I left The Round House and headed west on Ft. Lowell. There is a nice running trail that parallels the road that people run, walk their dogs on, and ride horses on. I started out with my usual 5 minute walk, and just as I started to run, passed by 2 ladies walking their dog. I headed down a rocky hill. Not more than a minute and a half into my run, I was doing the Superman through the air and found myself splayed out on the ground in the rocks. Of course, a car was driving by on Ft. Lowell to witness my awesome display of grace. I tried to get up and run right away, to change the situation from "Wow, look at that clutzy chick running in the cold" to "Wow, she crashed hard and is getting up and running right away! That's hardcore!" Funny how we seek to cover up embarassment in front of strangers passing on the road. I tried to run it off but couldn't from the pain, so settled on a minute and a half walk while I brushed the evidence of the soil samples from my jersey and pants. No, no fall here...move along folks...nothing to see.
I don't know how to classify this type of crash. And I feel it was a crash more than a fall. A crash (which I've done plenty of on a mountain bike) is pretty spectacular, where a fall is what grandma does just before paging Life Alert. In the mountain bike world you have crashes like the following:
- The Auger - Usually done at the bottom of a steep hillside. The back end of the bike comes up and when the front end hits the ground, the impact sends the rider flying off the bike. Similar to OTB.
- Yard Sale - Usually done at high speeds down a scree slope. The rider crashes so hard and has so much momentum that they roll down the hill, loosing items and clothing along the way so that the trail behind them looks like a yard sale.
- Over the Bars (OTB) - One of the most common crashes where the rider flys over the handlebars, leaving the bike behind them.
- The Lowside - The back wheel slides out, causing the rider to fall on one side.
And the list goes on. All I know is, I was planted completely flat-out on the ground on my chest with my arms in front of me and my legs behind me. The post-crash investigation and analysis revealed that I landed on my left side first. A rock impacted my thigh just above the knee and as I slid it took the skin off in a nice line. Of course, I didn't look at my legs or arms right away. I decided to keep running and finish off my 2 miles. I ran for another 15 min before stopping to do my cool-down walk. By then my clothes were sticking to me in the areas that hurt. That can only mean blood is the source of the stickiness.

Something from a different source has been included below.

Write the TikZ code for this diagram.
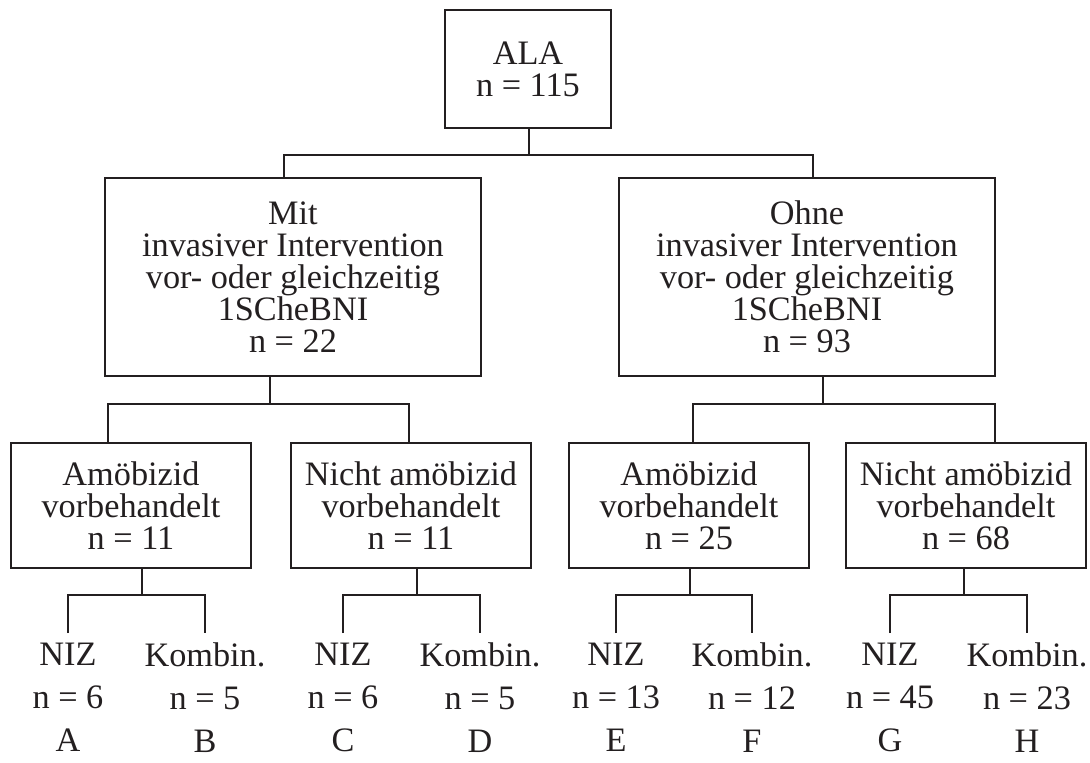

I got home (2.11 miles completed) and took off my jersey to find a nice ground spot in my left elbow. This spot is just below the scar from my last motorcycle roadracing crash that opened up a gash in my elbow (the transmission on my Buell XB9-R ate itself just as I was heading into Turn 1, causing a nice highside). The left leg had a nice scrape from the aforementioned rock, along with another on the knee. The swelling most likely means pretty good bruises will follow. I'm glad I had my purple running gloves on, as those saved my palms from being eaten up and they are just a little sore.
So this was my first trail running crash. I don't want to make this a habit. I feel like crap now that the adrenaline has worn off. Should I be wearing a helmet, body armor, and padded gloves? Well, I guess it beats getting hit by a car.
I should be back to normal (no comments from the peanut gallery! :-p) in a few days. Liane will be happy to hear I'll still be racing Dawn 2 Dusk this Saturday and not forcing her to ride the race solo.
Once again, most likely this means no pantyhose modeling career in my future.